■ WHAT YOU WILL DO
Repeat the data that follows, word for word, without the images.

-- begin DATA LINES --

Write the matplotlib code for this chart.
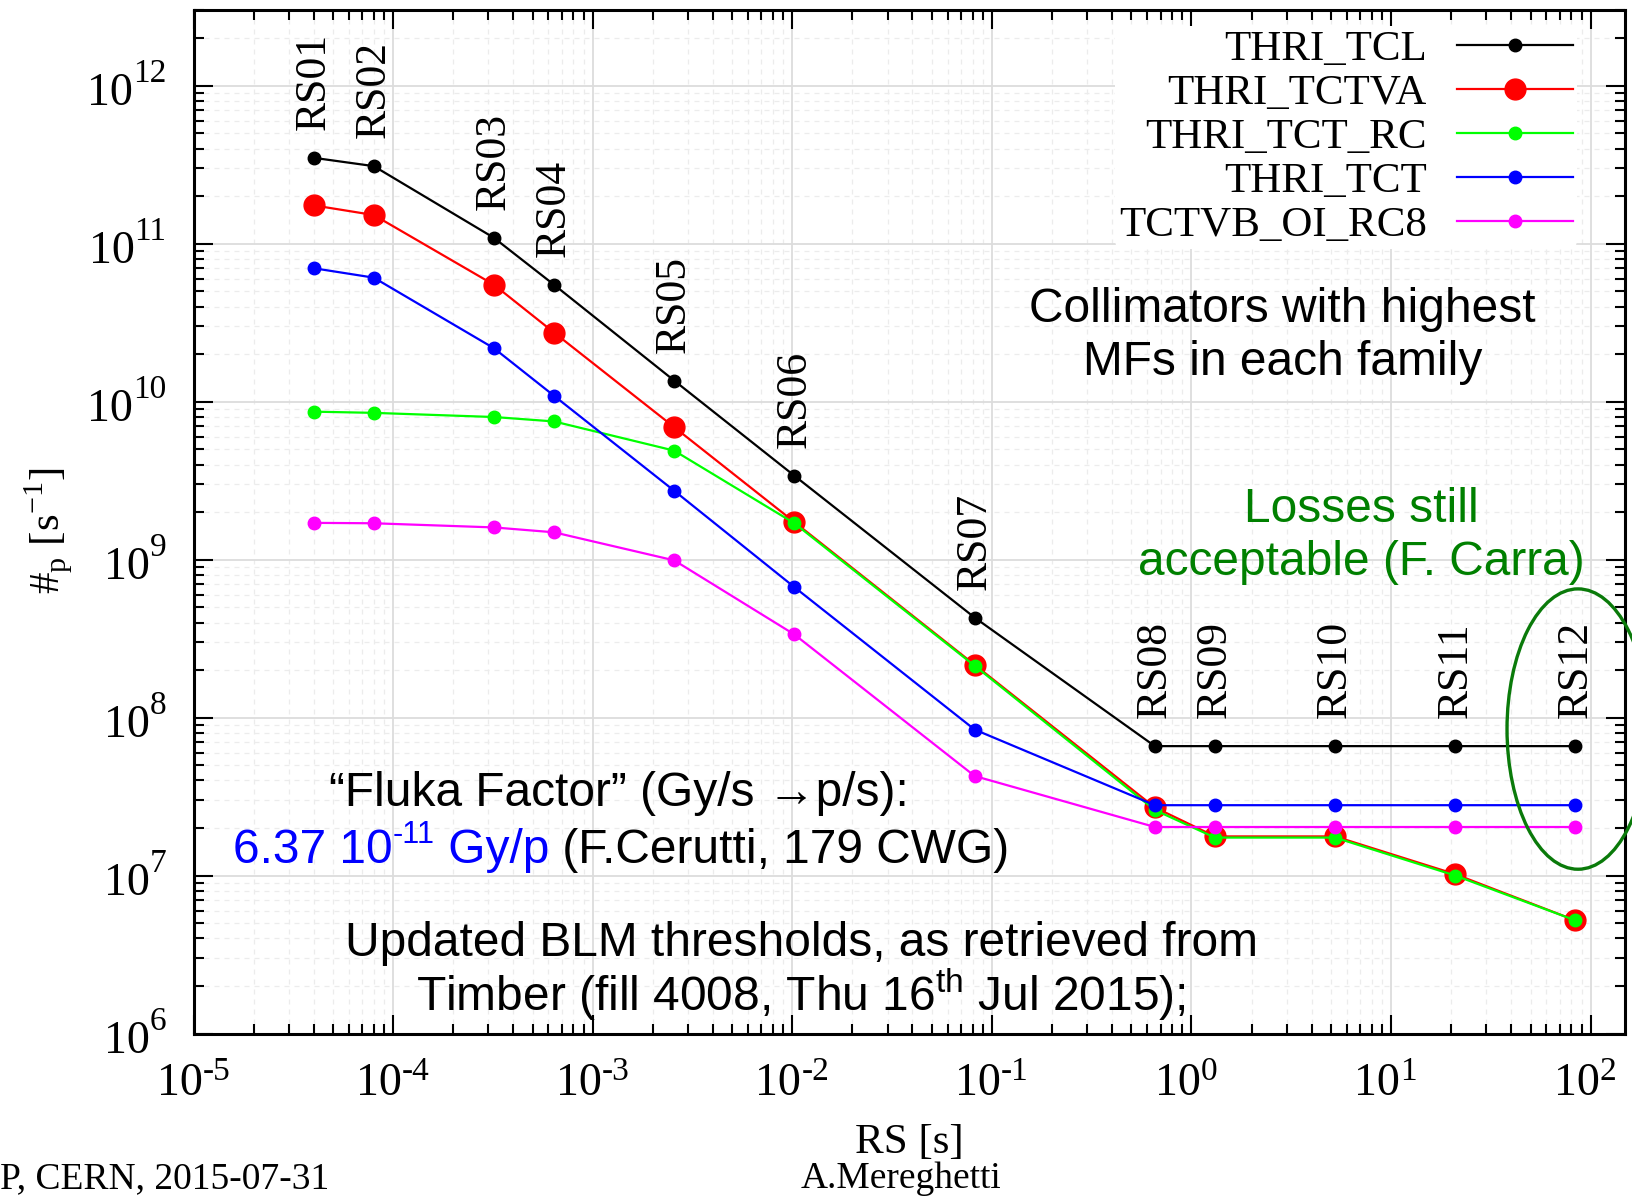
import matplotlib
matplotlib.use("Agg")
import matplotlib.pyplot as plt
from matplotlib.patches import Ellipse
from matplotlib.ticker import LogLocator, NullFormatter
from matplotlib.transforms import blended_transform_factory

# running sums of the BLM system [s]
rs_names = ["RS01", "RS02", "RS03", "RS04", "RS05", "RS06",
            "RS07", "RS08", "RS09", "RS10", "RS11", "RS12"]
rs_time = [4e-5, 8e-5, 3.2e-4, 6.4e-4, 2.56e-3, 1.024e-2,
           8.192e-2, 0.655, 1.31, 5.24, 20.97, 83.89]

# protons/s at threshold
thri_tcl = [3.5e11, 3.1e11, 1.09e11, 5.5e10, 1.36e10, 3.4e9,
            4.3e8, 6.6e7, 6.6e7, 6.6e7, 6.6e7, 6.6e7]
thri_tctva = [1.75e11, 1.52e11, 5.5e10, 2.74e10, 6.9e9, 1.73e9,
              2.16e8, 2.7e7, 1.77e7, 1.77e7, 1.02e7, 5.2e6]
thri_tct_rc = [8.65e9, 8.5e9, 8.0e9, 7.5e9, 4.9e9, 1.7e9,
               2.13e8, 2.6e7, 1.74e7, 1.74e7, 1.0e7, 5.2e6]
thri_tct = [7.0e10, 6.1e10, 2.18e10, 1.09e10, 2.73e9, 6.7e8,
            8.4e7, 2.79e7, 2.79e7, 2.79e7, 2.79e7, 2.79e7]
tctvb_oi_rc8 = [1.71e9, 1.7e9, 1.6e9, 1.49e9, 9.9e8, 3.36e8,
                4.27e7, 2.03e7, 2.03e7, 2.03e7, 2.03e7, 2.03e7]

x_decades = [-5, -4, -3, -2, -1, 0, 1, 2]
y_decades = [6, 7, 8, 9, 10, 11, 12]

serif = "Liberation Serif"
sans = ["Liberation Sans", "DejaVu Sans"]

fig = plt.figure(figsize=(16.32, 11.99), dpi=100)
ax = fig.add_axes([0.1186, 0.138, 0.8769, 0.8533])
ax.set_xscale("log")
ax.set_yscale("log")
ax.set_xlim(1e-5, 148)
ax.set_ylim(1e6, 3e12)

lw = 1.6
l_red, = ax.plot(rs_time, thri_tctva, "-o", color="#ff0000", lw=lw, ms=15, label="THRI_TCTVA", zorder=3)
l_grn, = ax.plot(rs_time, thri_tct_rc, "-o", color="#00ff00", lw=lw, ms=9, label="THRI_TCT_RC", zorder=4)
l_mag, = ax.plot(rs_time, tctvb_oi_rc8, "-o", color="#ff00ff", lw=lw, ms=9, label="TCTVB_OI_RC8", zorder=5)
l_blu, = ax.plot(rs_time, thri_tct, "-o", color="#0000ff", lw=lw, ms=9, label="THRI_TCT", zorder=6)
l_blk, = ax.plot(rs_time, thri_tcl, "-o", color="black", lw=lw, ms=9, label="THRI_TCL", zorder=7)

for name, x, y in zip(rs_names, rs_time, thri_tcl):
    ax.annotate(name, xy=(x, y), xytext=(0, 20), textcoords="offset points",
                rotation=90, ha="center", va="bottom", fontsize=31.5, family=serif)

# axes styling
for s in ax.spines.values():
    s.set_linewidth(2.2)
for axis in (ax.xaxis, ax.yaxis):
    axis.set_major_locator(LogLocator(base=10, numticks=20))
    axis.set_minor_locator(LogLocator(base=10, subs=range(2, 10), numticks=20))
    axis.set_major_formatter(NullFormatter())
    axis.set_minor_formatter(NullFormatter())
ax.tick_params(which="both", direction="in", top=True, right=True, width=1.5)
ax.tick_params(which="major", length=14)
ax.tick_params(which="minor", length=7)
ax.grid(which="major", color="#dcdcdc", lw=1.3)
ax.grid(which="minor", color="#ececec", lw=0.9, ls=(0, (4, 4)))
ax.set_axisbelow(True)

# gnuplot-like tick labels: "10" with a large superscript
xtr = blended_transform_factory(ax.transData, ax.transAxes)
for e in x_decades:
    base = ax.annotate("10", xy=(10.0 ** e, 0), xycoords=xtr, xytext=(6.5, -44),
                       textcoords="offset points", ha="right", va="baseline",
                       fontsize=33, family=serif)
    ax.annotate(str(e), xy=(1, 1), xycoords=base, xytext=(0, -13),
                textcoords="offset points", ha="left", va="baseline",
                fontsize=24, family=serif)
ytr = blended_transform_factory(ax.transAxes, ax.transData)
for e in y_decades:
    sup = ax.annotate(str(e), xy=(0, 10.0 ** e), xycoords=ytr, xytext=(-19.5, 2.5),
                      textcoords="offset points", ha="right", va="baseline",
                      fontsize=24, family=serif)
    ax.annotate("10", xy=(0, 0), xycoords=sup, xytext=(0, -11.5),
                textcoords="offset points", ha="right", va="baseline",
                fontsize=33, family=serif)

fig.text(0.557, 0.0467, "RS [s]", ha="center", va="center", fontsize=31, family=serif)
ax.set_ylabel("#$_\\mathdefault{p}$ [s$^\\mathdefault{-1}$]", fontsize=31, family=serif)
ax.yaxis.set_label_coords(-0.083, 0.491)

leg = ax.legend(handles=[l_blk, l_red, l_grn, l_blu, l_mag], loc="upper right",
                bbox_to_anchor=(0.967, 0.985), markerfirst=False, frameon=True,
                prop={"family": serif, "size": 31}, handlelength=2.7,
                handletextpad=0.7, labelspacing=0.11, borderpad=0.1, borderaxespad=0)
leg.get_frame().set_edgecolor("none")
leg.get_frame().set_facecolor("white")
leg.get_frame().set_alpha(1)
leg.set_zorder(10)

# annotations
fs = 34.5
fs_sup = 22
ax.text(0.7607, 0.6817, "Collimators with highest\nMFs in each family", transform=ax.transAxes,
        ha="center", va="center", fontsize=fs, family=sans, linespacing=1.23)
ax.text(0.816, 0.4862, "Losses still\nacceptable (F. Carra)", transform=ax.transAxes,
        ha="center", va="center", fontsize=fs, family=sans, color="#008000", linespacing=1.23)
ax.text(0.2973, 0.235, "\u201cFluka Factor\u201d (Gy/s \u2192p/s):", transform=ax.transAxes,
        ha="center", va="center", fontsize=fs, family=sans)

t1 = ax.text(0.0276, 0.157, "6.37 10", transform=ax.transAxes,
             ha="left", va="bottom", fontsize=fs, family=sans, color="#0000ff")
t2 = ax.annotate("-11", xy=(1, 0.52), xycoords=t1, ha="left", va="bottom",
                 fontsize=fs_sup, family=sans, color="#0000ff")
t3 = ax.annotate(" Gy/p", xy=(1, 0), xycoords=(t2, t1), ha="left", va="bottom",
                 fontsize=fs, family=sans, color="#0000ff")
ax.annotate(" (F.Cerutti, 179 CWG)", xy=(1, 0), xycoords=t3, ha="left", va="bottom",
            fontsize=fs, family=sans)

ax.text(0.4247, 0.060, "Updated BLM thresholds, as retrieved from\n"
        "Timber (fill 4008, Thu 16$^{\\mathdefault{th}}$ Jul 2015);", transform=ax.transAxes,
        ha="center", va="center", fontsize=fs, family=sans, linespacing=1.02)

ax.add_patch(Ellipse((0.9674, 0.2976), 0.0992, 0.274, transform=ax.transAxes,
                     fill=False, edgecolor="#0a7a0a", lw=2.4, clip_on=False, zorder=8))

fig.text(0.0, 0.0166, "P, CERN, 2015-07-31", ha="left", va="center", fontsize=27, family=serif)
fig.text(0.552, 0.0166, "A.Mereghetti", ha="center", va="center", fontsize=27, family=serif)

fig.savefig("out.png", dpi=100)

-- end DATA LINES --

■ EXERCISE RESPONSE
Write the matplotlib code for this chart.
import matplotlib
matplotlib.use("Agg")
import matplotlib.pyplot as plt
from matplotlib.patches import Ellipse
from matplotlib.ticker import LogLocator, NullFormatter
from matplotlib.transforms import blended_transform_factory

# running sums of the BLM system [s]
rs_names = ["RS01", "RS02", "RS03", "RS04", "RS05", "RS06",
            "RS07", "RS08", "RS09", "RS10", "RS11", "RS12"]
rs_time = [4e-5, 8e-5, 3.2e-4, 6.4e-4, 2.56e-3, 1.024e-2,
           8.192e-2, 0.655, 1.31, 5.24, 20.97, 83.89]

# protons/s at threshold
thri_tcl = [3.5e11, 3.1e11, 1.09e11, 5.5e10, 1.36e10, 3.4e9,
            4.3e8, 6.6e7, 6.6e7, 6.6e7, 6.6e7, 6.6e7]
thri_tctva = [1.75e11, 1.52e11, 5.5e10, 2.74e10, 6.9e9, 1.73e9,
              2.16e8, 2.7e7, 1.77e7, 1.77e7, 1.02e7, 5.2e6]
thri_tct_rc = [8.65e9, 8.5e9, 8.0e9, 7.5e9, 4.9e9, 1.7e9,
               2.13e8, 2.6e7, 1.74e7, 1.74e7, 1.0e7, 5.2e6]
thri_tct = [7.0e10, 6.1e10, 2.18e10, 1.09e10, 2.73e9, 6.7e8,
            8.4e7, 2.79e7, 2.79e7, 2.79e7, 2.79e7, 2.79e7]
tctvb_oi_rc8 = [1.71e9, 1.7e9, 1.6e9, 1.49e9, 9.9e8, 3.36e8,
                4.27e7, 2.03e7, 2.03e7, 2.03e7, 2.03e7, 2.03e7]

x_decades = [-5, -4, -3, -2, -1, 0, 1, 2]
y_decades = [6, 7, 8, 9, 10, 11, 12]

serif = "Liberation Serif"
sans = ["Liberation Sans", "DejaVu Sans"]

fig = plt.figure(figsize=(16.32, 11.99), dpi=100)
ax = fig.add_axes([0.1186, 0.138, 0.8769, 0.8533])
ax.set_xscale("log")
ax.set_yscale("log")
ax.set_xlim(1e-5, 148)
ax.set_ylim(1e6, 3e12)

lw = 1.6
l_red, = ax.plot(rs_time, thri_tctva, "-o", color="#ff0000", lw=lw, ms=15, label="THRI_TCTVA", zorder=3)
l_grn, = ax.plot(rs_time, thri_tct_rc, "-o", color="#00ff00", lw=lw, ms=9, label="THRI_TCT_RC", zorder=4)
l_mag, = ax.plot(rs_time, tctvb_oi_rc8, "-o", color="#ff00ff", lw=lw, ms=9, label="TCTVB_OI_RC8", zorder=5)
l_blu, = ax.plot(rs_time, thri_tct, "-o", color="#0000ff", lw=lw, ms=9, label="THRI_TCT", zorder=6)
l_blk, = ax.plot(rs_time, thri_tcl, "-o", color="black", lw=lw, ms=9, label="THRI_TCL", zorder=7)

for name, x, y in zip(rs_names, rs_time, thri_tcl):
    ax.annotate(name, xy=(x, y), xytext=(0, 20), textcoords="offset points",
                rotation=90, ha="center", va="bottom", fontsize=31.5, family=serif)

# axes styling
for s in ax.spines.values():
    s.set_linewidth(2.2)
for axis in (ax.xaxis, ax.yaxis):
    axis.set_major_locator(LogLocator(base=10, numticks=20))
    axis.set_minor_locator(LogLocator(base=10, subs=range(2, 10), numticks=20))
    axis.set_major_formatter(NullFormatter())
    axis.set_minor_formatter(NullFormatter())
ax.tick_params(which="both", direction="in", top=True, right=True, width=1.5)
ax.tick_params(which="major", length=14)
ax.tick_params(which="minor", length=7)
ax.grid(which="major", color="#dcdcdc", lw=1.3)
ax.grid(which="minor", color="#ececec", lw=0.9, ls=(0, (4, 4)))
ax.set_axisbelow(True)

# gnuplot-like tick labels: "10" with a large superscript
xtr = blended_transform_factory(ax.transData, ax.transAxes)
for e in x_decades:
    base = ax.annotate("10", xy=(10.0 ** e, 0), xycoords=xtr, xytext=(6.5, -44),
                       textcoords="offset points", ha="right", va="baseline",
                       fontsize=33, family=serif)
    ax.annotate(str(e), xy=(1, 1), xycoords=base, xytext=(0, -13),
                textcoords="offset points", ha="left", va="baseline",
                fontsize=24, family=serif)
ytr = blended_transform_factory(ax.transAxes, ax.transData)
for e in y_decades:
    sup = ax.annotate(str(e), xy=(0, 10.0 ** e), xycoords=ytr, xytext=(-19.5, 2.5),
                      textcoords="offset points", ha="right", va="baseline",
                      fontsize=24, family=serif)
    ax.annotate("10", xy=(0, 0), xycoords=sup, xytext=(0, -11.5),
                textcoords="offset points", ha="right", va="baseline",
                fontsize=33, family=serif)

fig.text(0.557, 0.0467, "RS [s]", ha="center", va="center", fontsize=31, family=serif)
ax.set_ylabel("#$_\\mathdefault{p}$ [s$^\\mathdefault{-1}$]", fontsize=31, family=serif)
ax.yaxis.set_label_coords(-0.083, 0.491)

leg = ax.legend(handles=[l_blk, l_red, l_grn, l_blu, l_mag], loc="upper right",
                bbox_to_anchor=(0.967, 0.985), markerfirst=False, frameon=True,
                prop={"family": serif, "size": 31}, handlelength=2.7,
                handletextpad=0.7, labelspacing=0.11, borderpad=0.1, borderaxespad=0)
leg.get_frame().set_edgecolor("none")
leg.get_frame().set_facecolor("white")
leg.get_frame().set_alpha(1)
leg.set_zorder(10)

# annotations
fs = 34.5
fs_sup = 22
ax.text(0.7607, 0.6817, "Collimators with highest\nMFs in each family", transform=ax.transAxes,
        ha="center", va="center", fontsize=fs, family=sans, linespacing=1.23)
ax.text(0.816, 0.4862, "Losses still\nacceptable (F. Carra)", transform=ax.transAxes,
        ha="center", va="center", fontsize=fs, family=sans, color="#008000", linespacing=1.23)
ax.text(0.2973, 0.235, "\u201cFluka Factor\u201d (Gy/s \u2192p/s):", transform=ax.transAxes,
        ha="center", va="center", fontsize=fs, family=sans)

t1 = ax.text(0.0276, 0.157, "6.37 10", transform=ax.transAxes,
             ha="left", va="bottom", fontsize=fs, family=sans, color="#0000ff")
t2 = ax.annotate("-11", xy=(1, 0.52), xycoords=t1, ha="left", va="bottom",
                 fontsize=fs_sup, family=sans, color="#0000ff")
t3 = ax.annotate(" Gy/p", xy=(1, 0), xycoords=(t2, t1), ha="left", va="bottom",
                 fontsize=fs, family=sans, color="#0000ff")
ax.annotate(" (F.Cerutti, 179 CWG)", xy=(1, 0), xycoords=t3, ha="left", va="bottom",
            fontsize=fs, family=sans)

ax.text(0.4247, 0.060, "Updated BLM thresholds, as retrieved from\n"
        "Timber (fill 4008, Thu 16$^{\\mathdefault{th}}$ Jul 2015);", transform=ax.transAxes,
        ha="center", va="center", fontsize=fs, family=sans, linespacing=1.02)

ax.add_patch(Ellipse((0.9674, 0.2976), 0.0992, 0.274, transform=ax.transAxes,
                     fill=False, edgecolor="#0a7a0a", lw=2.4, clip_on=False, zorder=8))

fig.text(0.0, 0.0166, "P, CERN, 2015-07-31", ha="left", va="center", fontsize=27, family=serif)
fig.text(0.552, 0.0166, "A.Mereghetti", ha="center", va="center", fontsize=27, family=serif)

fig.savefig("out.png", dpi=100)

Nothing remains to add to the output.